A Journalist’s View of Europe’s Refugee Crisis

Editors’ note: This article is the third in a series on books by or about refugees.

Hashem al-Souki, the main protagonist in Patrick Kingsley’s The New Odyssey: The Story of Europe’s Refugee Crisis, is a good example of what a Syrian can endure for the sake of his family.

Al-Souki pleads with his father to approve his decision to leave Syria. “It’s unbearable here,” he says. “I have to go—not for me, but for my children and my wife.” Soon after that, in June of 2013, al-Souki and his family joined the thousands of people fleeing the war in Syria. They moved from Syria to Jordan, and then to Egypt. From there, al-Souki crossed the Mediterranean to Italy alone and traveled through France, Germany and Denmark. Finally settled in Sweden, he found good educational opportunities for his three sons and the prospect of a better future for his family. His family only recently joined him, after they spent several years apart.

Patrick Kingsley, The Guardian newspaper’s first migration correspondent (he now works for The New York Times), followed and documented al-Souki’s journey, alongside those of many other immigrants. He traveled to 17 countries, from Libya, Niger, Egypt and Turkey to Greece, Sweden and Italy, and spoke not only to refugees and migrants, but also to smugglers, coast guard officers, rescuers, activists, volunteers and officials, to create a 360-degree story about the refugee crisis.

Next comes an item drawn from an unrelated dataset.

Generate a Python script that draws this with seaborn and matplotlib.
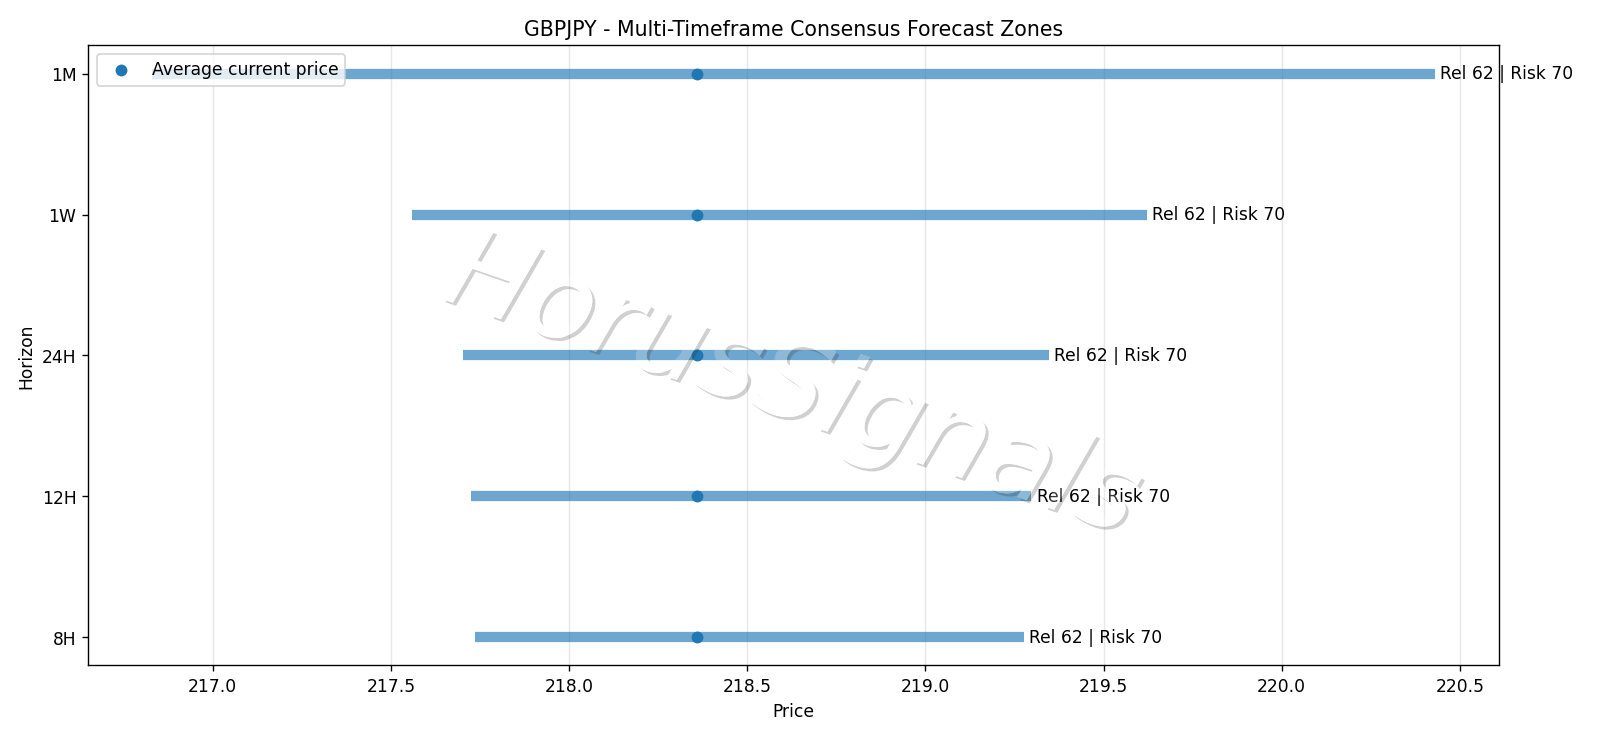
import pandas as pd
import matplotlib
matplotlib.use("Agg")
import matplotlib.pyplot as plt
import matplotlib.patheffects as pe
import seaborn as sns

# forecast zones per horizon
horizons = ["8H", "12H", "24H", "1W", "1M"]
zone_low = [217.736, 217.725, 217.703, 217.559, 216.831]
zone_high = [219.277, 219.297, 219.347, 219.622, 220.430]
current_price = [218.358, 218.358, 218.358, 218.358, 218.358]
reliability = [62, 62, 62, 62, 62]
risk = [70, 70, 70, 70, 70]

df = pd.DataFrame({
    "Horizon": horizons,
    "low": zone_low,
    "high": zone_high,
    "current": current_price,
    "rel": reliability,
    "risk": risk,
})
df["pos"] = range(len(df))

fig, ax = plt.subplots(figsize=(13, 6), dpi=1600 / 13)
fig.subplots_adjust(left=0.0552, right=0.9369, top=0.9378, bottom=0.0985)

ax.hlines(df["pos"], df["low"], df["high"], color="#1f77b4", alpha=0.65, linewidth=6)
sns.scatterplot(data=df, x="current", y="pos", ax=ax, color="#1f77b4", s=48,
                linewidth=0, label="Average current price", zorder=3)

for _, r in df.iterrows():
    ax.text(r["high"] + 0.015, r["pos"], f"Rel {r['rel']} | Risk {r['risk']}",
            va="center", ha="left", fontsize=10)

ax.set_yticks(df["pos"])
ax.set_yticklabels(df["Horizon"])
ax.set_xlabel("Price")
ax.set_ylabel("Horizon")
ax.set_title("GBPJPY - Multi-Timeframe Consensus Forecast Zones", fontsize=12)
ax.grid(axis="x", alpha=0.3)
ax.set_axisbelow(True)
ax.legend(loc="upper left")


def fade(img, dpi):
    img = img.copy()
    img[..., 3] *= 0.22
    return img, 0, 0


# watermark
wm = fig.text(0.495, 0.475, "HorusSignals", fontsize=65, rotation=-19, style="italic",
              ha="center", va="center", color="white", zorder=10,
              path_effects=[pe.withSimplePatchShadow(offset=(1.8, -1.8), shadow_rgbFace="#2a2a2a",
                                                     alpha=1.0, rho=1.0),
                            pe.Normal()])
wm.set_agg_filter(fade)

fig.savefig("out.png", dpi=1600 / 13)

Why do thousands of refugees risk their lives in “floating coffins?” Kingsley asked hundreds of refugees this question. Among the answers was that of an Eritrean doctor, who told him: “Because Eritrea is so much worse, and because neighboring countries like Sudan—where Eritreans have few rights and run the risk of being deported—aren’t much better.”

Cover of the New Odyssey: The Story of Europe’s Refugee Crisis

Another answer came from Abu Jana, 35, a Syrian former army officer. He fled to Egypt in the early days of the 2011 uprising, after he refused to kill unarmed protesters. Later, when his identification card expired, the Egyptian authorities threatened to send him back to Syria. He became a migrant, he said, “Because we trust God’s mercy more than the mercy of people here.”

In 2015, the number of illegal border crossing on the Eastern Mediterranean reached 888,386, according to Frontex, the European border and coast guard agency. By then, the conflict in Syria had displaced 12 million people (7.6 million internally and 4.1 million refugees), creating the largest wave of refugees to hit Europe since World War II.

Why did the drastic increase in arrivals to Europe occur four years after the Syrian war started? Kingsley answers this question, writing: “If your children haven’t been to school in several years, and if your home was destroyed in 2012, but it’s still not safe to return to rebuild it, it’s time for you to leave.”

Kingsley says that because he was able to focus his work completely on migration in Europe, he was able to visit almost all of the main way stations on the migration trails through the Middle East and North Africa on the way to Europe. This gave him an in-depth view of what was going on—and he felt it was important to collect all of his reporting and analysis in a single book.

“A lot of the news reports we read only tell one small aspect of the refugee crisis,” Kingsley said in an interview.

The New Odyssey seems to resemble a refugee boat, containing many diverse voices. One of those is a Berber law-school graduate who became a smuggler in Libya. Another is Adam, a 15-year-old Eritrean boy who was forced by smugglers to stand for 12 hours a day in the blazing Libyan sun, so that his family would pay a ransom.

And there is Hashem al-Souki, the Syrian civil servant who was living happily with his family, listening to Fayrouz on his way to work, and drinking tea under an apricot tree on weekends until the war destroyed his home and forced him to leave.

The refugees tell Kingsley that fleeing the war was just the first step on a long, tough road that included experiences of suffering before, during and after crossing the Mediterranean. The book tells of refugees robbed at sea and at the borders of Balkan countries, and sneaking across borders to avoid being arrested and put into camps. In one incident described in the book, refugees are locked in a stadium without food or water for 24 hours.

The author argues that the reason for the crisis was not only the increase in the number of refugees, but also the restrictions imposed by neighboring countries: refusal to give refugees work permits and restrictions on their access to health care and education. Europe managed to resettle between 12 and 14 million Europeans after World War II, and Western countries managed to settle 1.3 million people after the Indochinese war. Why then, Kingsley asks, is the current refugee crisis so hard to manage?